Hujan turun di Surakarta malam itu seperti seseorang yang akhirnya berani menangis setelah terlalu lama menahan diri. Lampu jalan memantulkan cahaya keemasan pada aspal basah, membuat semuanya terlihat samar, seperti adegan film yang tak ingin terburu-buru selesai. Kendaraan bergerak perlahan, ban-ban mereka mengaduk genangan air menjadi riak kecil yang segera tenggelam kembali dalam kesunyian. Aku berdiri di bawah atap toko, mendengar suara hujan jatuh seperti denting waktu yang pelan tapi pasti.
Asap knalpot, aroma tanah basah, dan lampu merah yang menyala, semuanya menyatu menjadi suasana yang rasanya akrab meski tak pernah benar-benar sama.

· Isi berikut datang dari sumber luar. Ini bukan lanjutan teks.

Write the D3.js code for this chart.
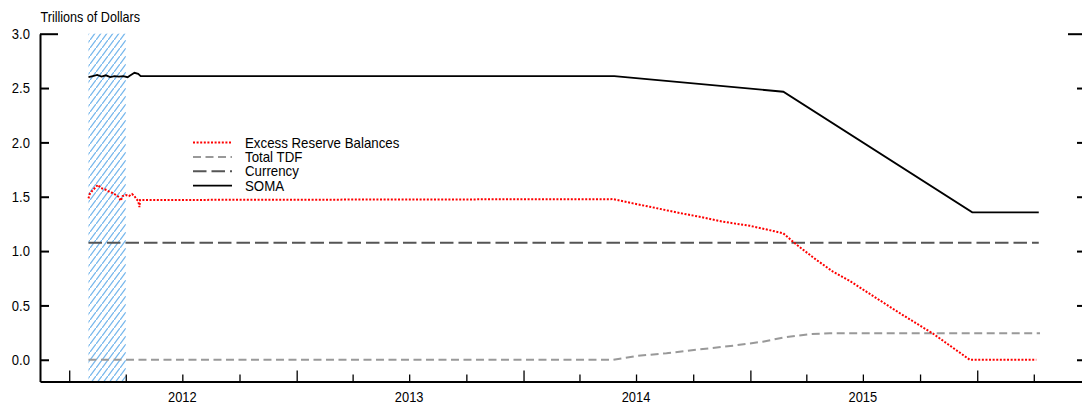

Pengendara motor menepi, menarik napas panjang, menunggu hujan reda dengan tatapan kosong yang entah memikirkan perjalanan pulang atau kehidupan itu sendiri.
Dari malam hujan ini, aku memahami bahwa hidup bukan tentang menunggu langit kembali cerah. Terkadang kita harus berdiri diam di bawah atap, menerima ketidakpastian, dan menyadari bahwa perjalanan tetap berlanjut meski perlahan. Hujan hanya pengingat bahwa kesabaran adalah bagian dari cara dunia bekerja.